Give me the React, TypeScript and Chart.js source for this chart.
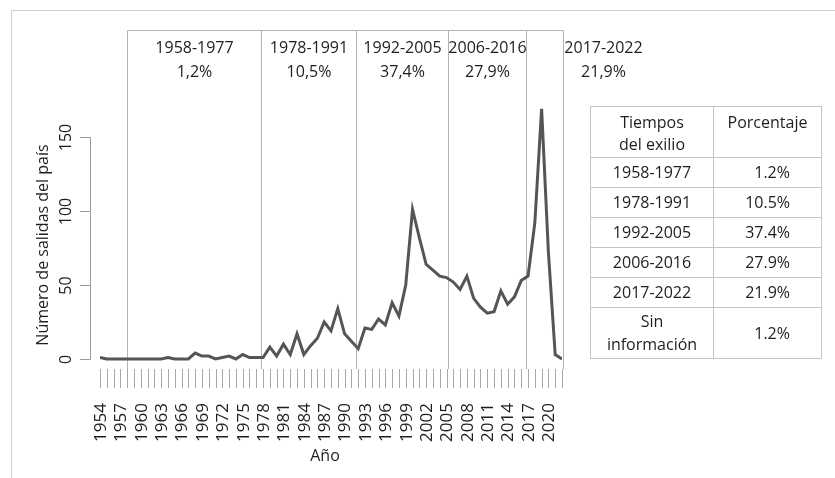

__________________________________________________

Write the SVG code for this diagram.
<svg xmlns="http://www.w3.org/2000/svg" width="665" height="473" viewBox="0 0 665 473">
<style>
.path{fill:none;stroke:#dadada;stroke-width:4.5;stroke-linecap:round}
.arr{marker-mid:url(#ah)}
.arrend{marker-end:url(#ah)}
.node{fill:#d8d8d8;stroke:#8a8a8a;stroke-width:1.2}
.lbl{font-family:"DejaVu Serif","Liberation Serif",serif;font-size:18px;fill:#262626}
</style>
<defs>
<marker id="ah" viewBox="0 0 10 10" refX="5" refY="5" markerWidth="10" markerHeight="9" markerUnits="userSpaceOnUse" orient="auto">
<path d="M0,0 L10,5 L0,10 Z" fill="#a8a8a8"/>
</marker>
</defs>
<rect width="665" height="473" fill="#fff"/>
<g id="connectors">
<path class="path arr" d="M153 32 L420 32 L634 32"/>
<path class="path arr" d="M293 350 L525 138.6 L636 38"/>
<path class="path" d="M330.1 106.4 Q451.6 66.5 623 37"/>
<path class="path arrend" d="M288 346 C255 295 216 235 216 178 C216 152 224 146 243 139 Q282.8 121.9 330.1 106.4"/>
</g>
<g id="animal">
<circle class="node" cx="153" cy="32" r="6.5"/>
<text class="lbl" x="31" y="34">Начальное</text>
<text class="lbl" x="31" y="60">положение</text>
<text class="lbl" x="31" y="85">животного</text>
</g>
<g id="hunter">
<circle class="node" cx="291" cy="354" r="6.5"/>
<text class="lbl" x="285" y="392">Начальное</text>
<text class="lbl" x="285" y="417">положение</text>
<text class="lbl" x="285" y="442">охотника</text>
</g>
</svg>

__________________________________________________

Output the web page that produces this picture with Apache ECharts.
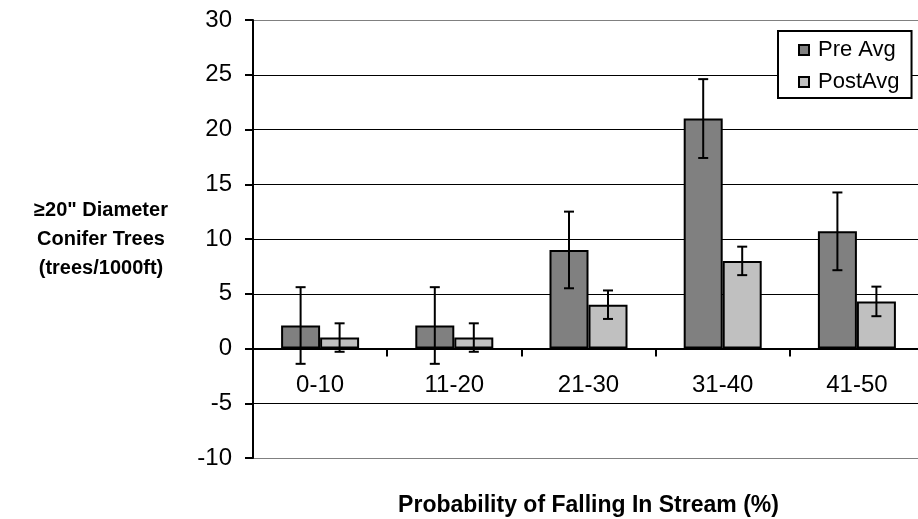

__________________________________________________

▶ [Stated problem] Go through the listing above and pull out each line containing the word "this".

▶ [Written reply]
Give me the React, TypeScript and Chart.js source for this chart.
Write the SVG code for this diagram.
Output the web page that produces this picture with Apache ECharts.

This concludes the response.